Application 18/630,772 is a continuation of application No. 17/452,743, filed on Oct. 28, 2021, granted, now 12,026,468.
Claims priority of provisional application 63/119,526, filed on Nov. 30, 2020.
Prior Publication US 2024/0256777 A1, Aug. 1, 2024
This patent is subject to a terminal disclaimer.
Int. Cl. G06F 40/289 (2020.01); G06F 40/30 (2020.01); G06N 3/08 (2023.01); H04L 51/02 (2022.01)

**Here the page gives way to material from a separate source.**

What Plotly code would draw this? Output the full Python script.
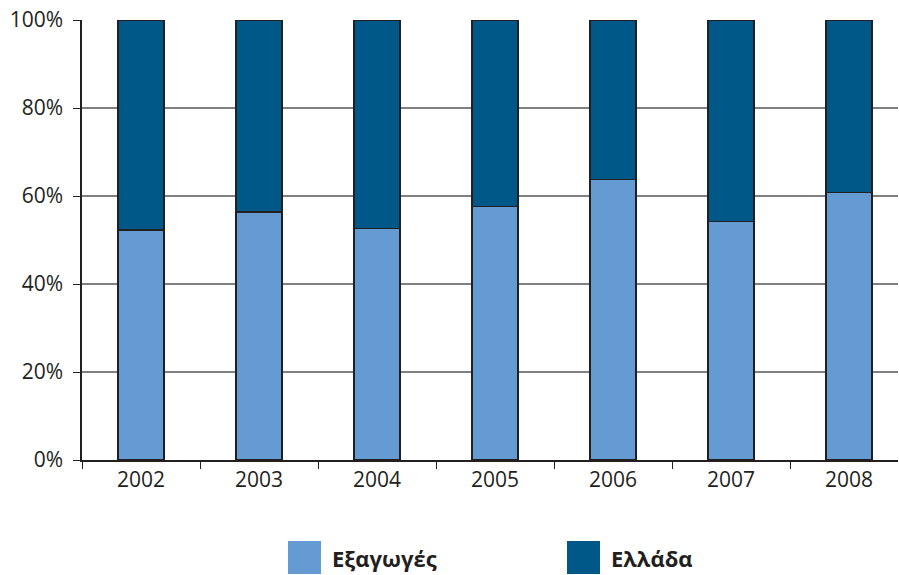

CPC G06F 40/289 (2020.01) [G06F 40/30 (2020.01); G06N 3/08 (2013.01); H04L 51/02 (2013.01)] 20 Claims
OG exemplary drawing
 
1. A computer-implemented method comprising:
receiving a training set of utterances comprising in-domain examples;
augmenting the training set of utterances with out-of-domain (OOD) examples to generate augmented batches of utterances for training a machine-learning model, wherein the augmenting comprises:
generating a data set of the OOD examples,
filtering out a plurality of OOD examples from the data set of the OOD examples, based on a determination that context of each of the plurality of OOD examples has a substantial similarity to context of one or more of the utterances of the training set of utterances, and
generating the augmented batches of utterances, each of the augmented batches of utterances comprising utterances from the training set of utterances and utterances from the filtered data set of the OOD examples; and
training the machine-learning model using the augmented batches of utterances, wherein the trained machine-learning model is configured to, based on one or more utterances provided as an input by a user, identify an intent from a set of predetermined intents,
wherein the substantial similarity between the context of OOD utterances of the data set of the OOD examples and the context of the utterances of the training set is determined based on a distance measure using a Multilingual Universal Sentence Encoder (MUSE) single embedding, and
wherein if min (d_i) is less than a predetermined threshold, then the context of an OOD utterance of the data set of the OOD examples and the context of an utterance of the training set of utterances is determined to be substantially similar,
where d_i is an Euclidean distance (v_i, u),
v_i is a vector representation of an utterance (x_i) of the training set of utterances and is muse (x_i) where i=1→n, and
u is a vector representation of the OOD utterance of the data set of the OOD examples and is muse (OOD utterance).